*RECORDED DATA*:
=-=-=

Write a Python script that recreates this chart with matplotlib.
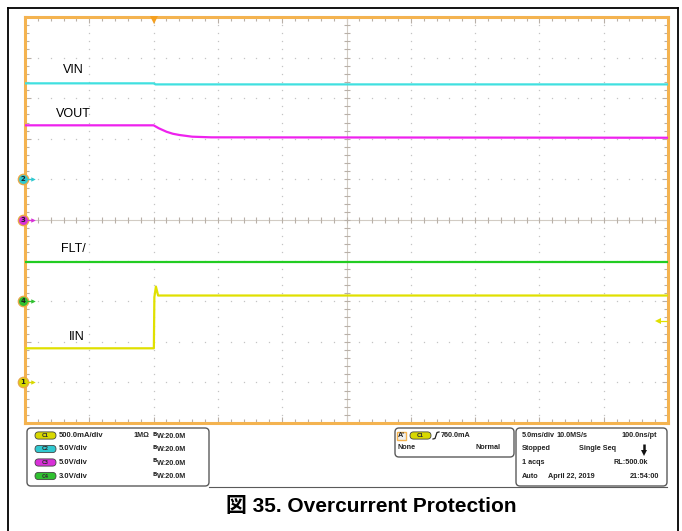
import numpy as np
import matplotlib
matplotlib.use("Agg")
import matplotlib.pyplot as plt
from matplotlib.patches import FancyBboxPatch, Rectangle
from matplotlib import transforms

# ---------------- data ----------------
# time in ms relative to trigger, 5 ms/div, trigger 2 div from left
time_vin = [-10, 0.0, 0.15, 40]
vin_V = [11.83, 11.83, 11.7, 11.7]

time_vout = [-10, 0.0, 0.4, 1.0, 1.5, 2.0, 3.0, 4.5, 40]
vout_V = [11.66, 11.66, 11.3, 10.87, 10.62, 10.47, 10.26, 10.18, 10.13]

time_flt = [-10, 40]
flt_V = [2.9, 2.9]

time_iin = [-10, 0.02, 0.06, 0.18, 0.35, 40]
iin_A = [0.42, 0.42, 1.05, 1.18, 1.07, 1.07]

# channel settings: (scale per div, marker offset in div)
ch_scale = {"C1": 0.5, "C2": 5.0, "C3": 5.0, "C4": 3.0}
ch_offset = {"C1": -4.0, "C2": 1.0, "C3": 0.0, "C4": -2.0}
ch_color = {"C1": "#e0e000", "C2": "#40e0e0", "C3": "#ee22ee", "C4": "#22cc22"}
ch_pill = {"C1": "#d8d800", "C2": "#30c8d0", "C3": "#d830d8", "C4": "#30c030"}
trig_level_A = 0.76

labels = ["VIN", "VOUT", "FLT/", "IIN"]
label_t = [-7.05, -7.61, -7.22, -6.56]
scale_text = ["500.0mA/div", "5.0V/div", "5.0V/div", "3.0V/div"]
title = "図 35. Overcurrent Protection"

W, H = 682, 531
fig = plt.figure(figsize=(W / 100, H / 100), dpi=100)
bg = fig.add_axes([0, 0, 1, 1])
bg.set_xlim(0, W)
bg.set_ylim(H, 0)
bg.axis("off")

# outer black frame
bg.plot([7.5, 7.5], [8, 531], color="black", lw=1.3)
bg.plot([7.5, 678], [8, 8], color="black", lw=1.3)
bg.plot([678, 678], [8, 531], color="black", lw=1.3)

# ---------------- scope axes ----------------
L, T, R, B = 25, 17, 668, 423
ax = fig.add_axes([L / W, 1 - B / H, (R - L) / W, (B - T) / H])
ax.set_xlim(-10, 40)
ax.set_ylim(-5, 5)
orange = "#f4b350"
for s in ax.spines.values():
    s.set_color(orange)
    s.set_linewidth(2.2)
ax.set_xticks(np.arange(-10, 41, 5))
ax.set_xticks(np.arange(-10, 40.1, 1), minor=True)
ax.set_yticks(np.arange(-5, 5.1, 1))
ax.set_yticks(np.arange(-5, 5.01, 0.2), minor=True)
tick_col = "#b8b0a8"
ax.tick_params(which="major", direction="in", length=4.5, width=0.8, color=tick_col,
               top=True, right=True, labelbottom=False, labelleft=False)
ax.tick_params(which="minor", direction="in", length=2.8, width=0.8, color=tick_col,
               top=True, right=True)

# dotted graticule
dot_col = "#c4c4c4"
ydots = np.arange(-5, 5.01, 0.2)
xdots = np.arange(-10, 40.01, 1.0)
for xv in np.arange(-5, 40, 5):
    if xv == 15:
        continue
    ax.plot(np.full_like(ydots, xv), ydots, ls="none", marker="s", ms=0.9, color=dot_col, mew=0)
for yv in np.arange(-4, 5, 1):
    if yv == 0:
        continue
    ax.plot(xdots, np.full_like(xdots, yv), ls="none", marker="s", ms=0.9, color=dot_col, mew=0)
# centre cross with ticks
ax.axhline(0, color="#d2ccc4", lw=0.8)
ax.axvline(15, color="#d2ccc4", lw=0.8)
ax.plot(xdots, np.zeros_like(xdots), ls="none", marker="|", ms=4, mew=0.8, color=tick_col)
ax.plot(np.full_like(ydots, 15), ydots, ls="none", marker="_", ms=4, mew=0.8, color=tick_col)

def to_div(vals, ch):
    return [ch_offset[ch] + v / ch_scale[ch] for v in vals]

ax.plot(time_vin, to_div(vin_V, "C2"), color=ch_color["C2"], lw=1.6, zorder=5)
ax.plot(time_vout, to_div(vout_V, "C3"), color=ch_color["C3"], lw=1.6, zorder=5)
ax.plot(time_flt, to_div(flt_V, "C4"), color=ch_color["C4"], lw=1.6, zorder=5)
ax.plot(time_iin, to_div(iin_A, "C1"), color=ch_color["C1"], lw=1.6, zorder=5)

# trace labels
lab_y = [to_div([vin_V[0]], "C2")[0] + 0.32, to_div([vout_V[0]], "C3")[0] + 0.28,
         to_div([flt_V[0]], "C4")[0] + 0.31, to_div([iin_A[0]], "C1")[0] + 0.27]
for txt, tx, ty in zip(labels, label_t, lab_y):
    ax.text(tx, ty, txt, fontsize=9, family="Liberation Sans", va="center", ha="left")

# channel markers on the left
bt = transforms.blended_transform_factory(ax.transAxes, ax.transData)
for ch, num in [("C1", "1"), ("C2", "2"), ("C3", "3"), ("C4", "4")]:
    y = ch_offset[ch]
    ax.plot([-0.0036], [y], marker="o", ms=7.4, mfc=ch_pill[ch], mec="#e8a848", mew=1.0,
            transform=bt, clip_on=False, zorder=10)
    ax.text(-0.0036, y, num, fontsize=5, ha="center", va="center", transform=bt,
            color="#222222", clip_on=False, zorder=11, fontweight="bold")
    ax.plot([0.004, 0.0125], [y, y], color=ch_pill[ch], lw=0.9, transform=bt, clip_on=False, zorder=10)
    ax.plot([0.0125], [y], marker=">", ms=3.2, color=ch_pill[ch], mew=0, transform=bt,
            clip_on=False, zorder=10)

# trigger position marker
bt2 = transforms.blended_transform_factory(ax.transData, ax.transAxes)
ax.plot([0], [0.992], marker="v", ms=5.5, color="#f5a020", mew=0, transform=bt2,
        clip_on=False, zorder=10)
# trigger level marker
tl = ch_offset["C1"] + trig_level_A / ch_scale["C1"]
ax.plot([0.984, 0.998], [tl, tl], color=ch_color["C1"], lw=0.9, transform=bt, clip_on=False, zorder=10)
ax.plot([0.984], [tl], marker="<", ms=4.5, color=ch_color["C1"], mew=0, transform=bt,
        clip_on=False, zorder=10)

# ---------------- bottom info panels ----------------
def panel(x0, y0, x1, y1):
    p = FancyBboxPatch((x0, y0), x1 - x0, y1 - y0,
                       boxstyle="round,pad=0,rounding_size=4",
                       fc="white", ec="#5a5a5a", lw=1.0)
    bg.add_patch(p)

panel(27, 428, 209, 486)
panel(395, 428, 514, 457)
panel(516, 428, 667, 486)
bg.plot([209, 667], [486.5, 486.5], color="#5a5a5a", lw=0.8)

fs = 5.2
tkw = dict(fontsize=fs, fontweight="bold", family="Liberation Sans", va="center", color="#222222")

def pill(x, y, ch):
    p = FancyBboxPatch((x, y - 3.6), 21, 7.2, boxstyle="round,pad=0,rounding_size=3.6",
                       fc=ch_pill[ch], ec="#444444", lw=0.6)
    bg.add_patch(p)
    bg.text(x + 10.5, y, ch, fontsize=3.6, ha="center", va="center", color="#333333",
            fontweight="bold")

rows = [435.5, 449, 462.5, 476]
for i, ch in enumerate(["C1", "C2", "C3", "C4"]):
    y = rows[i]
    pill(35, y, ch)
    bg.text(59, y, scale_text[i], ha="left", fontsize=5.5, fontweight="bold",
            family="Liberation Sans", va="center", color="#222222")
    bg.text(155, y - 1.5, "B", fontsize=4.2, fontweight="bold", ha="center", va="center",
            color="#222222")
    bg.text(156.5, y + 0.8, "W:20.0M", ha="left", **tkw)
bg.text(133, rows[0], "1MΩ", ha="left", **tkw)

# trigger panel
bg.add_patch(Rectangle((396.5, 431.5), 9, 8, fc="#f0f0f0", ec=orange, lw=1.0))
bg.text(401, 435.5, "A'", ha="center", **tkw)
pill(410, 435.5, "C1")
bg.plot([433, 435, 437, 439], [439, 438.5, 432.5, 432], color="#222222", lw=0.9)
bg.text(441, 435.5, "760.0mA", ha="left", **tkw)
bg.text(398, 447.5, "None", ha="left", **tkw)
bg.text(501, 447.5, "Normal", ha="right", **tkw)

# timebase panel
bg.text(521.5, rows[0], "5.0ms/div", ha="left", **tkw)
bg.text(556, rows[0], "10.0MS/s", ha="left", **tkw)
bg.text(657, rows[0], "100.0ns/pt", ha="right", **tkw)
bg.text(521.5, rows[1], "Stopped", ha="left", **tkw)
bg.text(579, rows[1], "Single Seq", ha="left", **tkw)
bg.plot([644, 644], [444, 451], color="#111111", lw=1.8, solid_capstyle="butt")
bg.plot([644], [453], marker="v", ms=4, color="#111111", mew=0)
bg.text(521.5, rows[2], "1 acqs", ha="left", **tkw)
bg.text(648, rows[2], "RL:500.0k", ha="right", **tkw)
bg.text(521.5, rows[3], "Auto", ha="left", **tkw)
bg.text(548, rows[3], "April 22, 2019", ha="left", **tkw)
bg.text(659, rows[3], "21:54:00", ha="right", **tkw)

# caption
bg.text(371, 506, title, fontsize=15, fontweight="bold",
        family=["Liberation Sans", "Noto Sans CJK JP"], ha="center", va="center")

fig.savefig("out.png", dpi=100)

=-=-=

*YOUR INSTRUCTIONS*: With all pictures left out, please transcribe exactly the lines from the start of the material through the line with "iin_A = [0.42, 0.42, 1.05, 1.18, 1.07, 1.07]".

*CORRECT RESULT*:
Write a Python script that recreates this chart with matplotlib.
import numpy as np
import matplotlib
matplotlib.use("Agg")
import matplotlib.pyplot as plt
from matplotlib.patches import FancyBboxPatch, Rectangle
from matplotlib import transforms

# ---------------- data ----------------
# time in ms relative to trigger, 5 ms/div, trigger 2 div from left
time_vin = [-10, 0.0, 0.15, 40]
vin_V = [11.83, 11.83, 11.7, 11.7]

time_vout = [-10, 0.0, 0.4, 1.0, 1.5, 2.0, 3.0, 4.5, 40]
vout_V = [11.66, 11.66, 11.3, 10.87, 10.62, 10.47, 10.26, 10.18, 10.13]

time_flt = [-10, 40]
flt_V = [2.9, 2.9]

time_iin = [-10, 0.02, 0.06, 0.18, 0.35, 40]
iin_A = [0.42, 0.42, 1.05, 1.18, 1.07, 1.07]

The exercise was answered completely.